Saturday, July 28, 2012

Keep Moving, Keep Breathing

I don’t like change. I’m more receptive to it than some people, but overall…I don’t like it. I’ve been with the same company for 28 years, I’ve known many of my friends since childhood. I get hysterical at the thought of someone I love moving out of town. I’ve only owned a handful of cars in my life, and only lived in a few different places. I like familiarity. I like things to be constant.

But in life, things can’t always stay the same. Sometimes they have to change. Sometimes people do move away. Sometimes cancer interrupts the annual birthday lunch you have become accustomed to. Sometimes families and relationships have to change too. They dissolve, or maybe just the dynamic of them changes. Either way, that’s a big one. When that happens, it’s hard to swallow. Even if it’s a necessary change, it’s not easy.
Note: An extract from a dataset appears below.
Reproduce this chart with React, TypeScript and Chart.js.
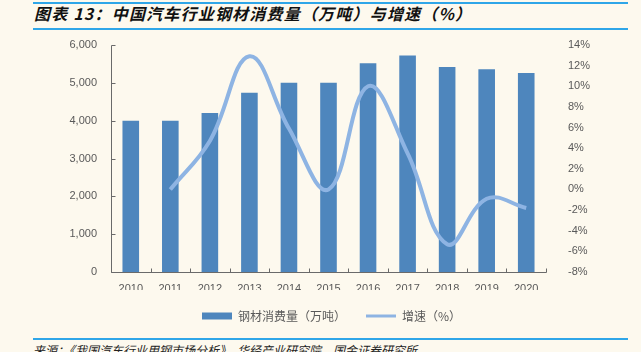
import React, { useEffect, useRef } from "react";
import { Chart, registerables } from "chart.js";

Chart.register(...registerables);

const years = ["2010", "2011", "2012", "2013", "2014", "2015", "2016", "2017", "2018", "2019", "2020"];
const steelConsumption = [4000, 4000, 4200, 4740, 5000, 5000, 5520, 5720, 5420, 5360, 5260];
const growthRate = [null, 0, 4.7, 12.9, 5.9, 0, 10.0, 3.5, -5.3, -0.9, -1.8];
const seriesNames = ["钢材消费量（万吨）", "增速（%）"];
const leftAxisRange = [0, 6000, 1000];
const rightAxisRange = [-8, 14, 2];
const titleText = "图表 13：中国汽车行业钢材消费量（万吨）与增速（%）";
const sourceText = "来源：《我国汽车行业用钢市场分析》，华经产业研究院，国金证券研究所";

const BG = "#FDF9EE";
const BAR = "#4E86BD";
const LINE = "#8EB4E3";
const AXIS = "#6a6a6a";
const TEXT = "#595959";
const RULE = "#2FA6E8";

const axisPlugin = {
  id: "excelAxes",
  afterDatasetsDraw(chart: any) {
    const { ctx, chartArea: a, scales } = chart;
    const xs = scales.x;
    const ys = scales.y;
    ctx.save();
    ctx.strokeStyle = AXIS;
    ctx.lineWidth = 1;
    ctx.beginPath();
    const L = Math.round(a.left) + 0.5;
    const B = Math.round(a.bottom) + 0.5;
    ctx.moveTo(L, Math.round(a.top) + 0.5);
    ctx.lineTo(L, B);
    ctx.lineTo(Math.round(a.right) + 0.5, B);
    ys.ticks.forEach((t: any) => {
      const py = Math.round(ys.getPixelForValue(t.value)) + 0.5;
      ctx.moveTo(L, py);
      ctx.lineTo(L + 4, py);
    });
    for (let i = 0; i <= years.length; i++) {
      const px = Math.round(xs.getPixelForValue(i - 0.5)) + 0.5;
      ctx.moveTo(px, B);
      ctx.lineTo(px, B - 4);
    }
    ctx.stroke();
    ctx.restore();
  },
};

function ChartView() {
  const ref = useRef<HTMLCanvasElement | null>(null);
  useEffect(() => {
    if (!ref.current) return;
    const tickFont = { family: "'Liberation Sans', 'Noto Sans CJK SC', sans-serif", size: 11 };
    const chart = new Chart(ref.current, {
      type: "bar",
      data: {
        labels: years,
        datasets: [
          {
            type: "line",
            label: seriesNames[1],
            data: growthRate,
            yAxisID: "y1",
            borderColor: LINE,
            backgroundColor: LINE,
            borderWidth: 4,
            pointRadius: 0,
            tension: 0.4,
            spanGaps: false,
            order: 0,
          } as any,
          {
            type: "bar",
            label: seriesNames[0],
            data: steelConsumption,
            yAxisID: "y",
            backgroundColor: BAR,
            borderWidth: 0,
            barPercentage: 0.42,
            categoryPercentage: 1,
            order: 1,
          } as any,
        ],
      },
      options: {
        responsive: false,
        animation: false,
        devicePixelRatio: 1,
        layout: { padding: { top: 10, left: 0, right: 0, bottom: 0 } },
        scales: {
          x: {
            offset: true,
            grid: { display: false, drawTicks: false },
            border: { display: false },
            ticks: { color: TEXT, font: tickFont, padding: 10, maxRotation: 0 },
            afterFit: (s: any) => { s.height = 18; },
          },
          y: {
            position: "left",
            min: leftAxisRange[0],
            max: leftAxisRange[1],
            grid: { display: false, drawTicks: true, tickLength: 12 },
            border: { display: false },
            ticks: {
              stepSize: leftAxisRange[2],
              color: TEXT,
              font: tickFont,
              padding: 2,
              callback: (v: any) => Number(v).toLocaleString("en-US"),
            },
            afterFit: (s: any) => { s.width = 100; },
          },
          y1: {
            position: "right",
            min: rightAxisRange[0],
            max: rightAxisRange[1],
            grid: { display: false, drawTicks: true, tickLength: 20 },
            border: { display: false },
            ticks: {
              stepSize: rightAxisRange[2],
              color: TEXT,
              font: tickFont,
              padding: 2,
              callback: (v: any) => `${v}%`,
            },
            afterFit: (s: any) => { s.width = 106; },
          },
        },
        plugins: {
          tooltip: { enabled: false },
          legend: {
            position: "bottom",
            labels: {
              usePointStyle: true,
              pointStyleWidth: 30,
              boxHeight: 7,
              padding: 20,
              color: TEXT,
              font: { family: "'Noto Sans CJK SC', sans-serif", size: 12 },
              generateLabels: () => [
                {
                  text: seriesNames[0],
                  fillStyle: BAR,
                  strokeStyle: BAR,
                  lineWidth: 0,
                  pointStyle: "rect",
                  fontColor: TEXT,
                  datasetIndex: 1,
                  hidden: false,
                } as any,
                {
                  text: seriesNames[1],
                  fillStyle: LINE,
                  strokeStyle: LINE,
                  lineWidth: 3,
                  pointStyle: "line",
                  fontColor: TEXT,
                  datasetIndex: 0,
                  hidden: false,
                } as any,
              ],
            },
          },
        },
      } as any,
      plugins: [axisPlugin],
    });
    return () => chart.destroy();
  }, []);
  return (
    <canvas
      ref={ref}
      width={641}
      height={297}
      style={{ position: "absolute", left: 11, top: 35, width: 641, height: 297 }}
    />
  );
}

export default function App() {
  return (
    <div
      style={{
        position: "fixed",
        left: 0,
        top: 0,
        width: 641,
        height: 352,
        overflow: "hidden",
        background: BG,
      }}
    >
      <div
        style={{
          position: "absolute",
          left: 33,
          top: 2,
          width: 595,
          height: 24,
          borderTop: `2px solid ${RULE}`,
          borderBottom: `2px solid ${RULE}`,
        }}
      />
      <div
        style={{
          position: "absolute",
          left: 34,
          top: 3,
          fontFamily: "'Noto Sans CJK SC', sans-serif",
          fontStyle: "italic",
          fontWeight: "bold",
          fontSize: 16,
          letterSpacing: "1.2px",
          lineHeight: "20px",
          color: "#111",
          whiteSpace: "nowrap",
        }}
      >
        {titleText}
      </div>
      <ChartView />
      <div
        style={{
          position: "absolute",
          left: 33,
          top: 338,
          width: 595,
          borderTop: `2px solid ${RULE}`,
        }}
      />
      <div
        style={{
          position: "absolute",
          left: 33,
          top: 343,
          fontFamily: "'Noto Sans CJK SC', sans-serif",
          fontStyle: "italic",
          fontSize: 12,
          lineHeight: "14px",
          color: "#222",
          whiteSpace: "nowrap",
        }}
      >
        {sourceText}
      </div>
    </div>
  );
}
So for a person who is resistant to them, the life changes I am experiencing right now are bittersweet. I asked for them. I initiated them. For the past year now, I’ve been convinced I wanted them—and I did, but that doesn’t make them any easier.

I don’t have a lot to say right now. I’m just trying to focus on what’s best for me and my kids, and my husband. All four of us are important, and all four of us deserve to be happy. It’s a bumpy road, and it doesn’t feel familiar to me, but I’m forging ahead anyway.


Gordon said...

I think the important thing to remember about change is we like it until we get to a point where we're content, or in some cases, happy. Some people never get there, and they crave change forever. I choose a little peace and quiet, rather than a constant battle for a mysterious something that may never happen.

I think you're doing what you need to do.

Mary said...

As you know, I did not understand the choice you made for a very long time. But I am starting to. You are correct; many of us bounce around like a pinball, constantly changing, in search of that mysterious something that may never happen.

Somehow I feel we will all land on our feet in the end.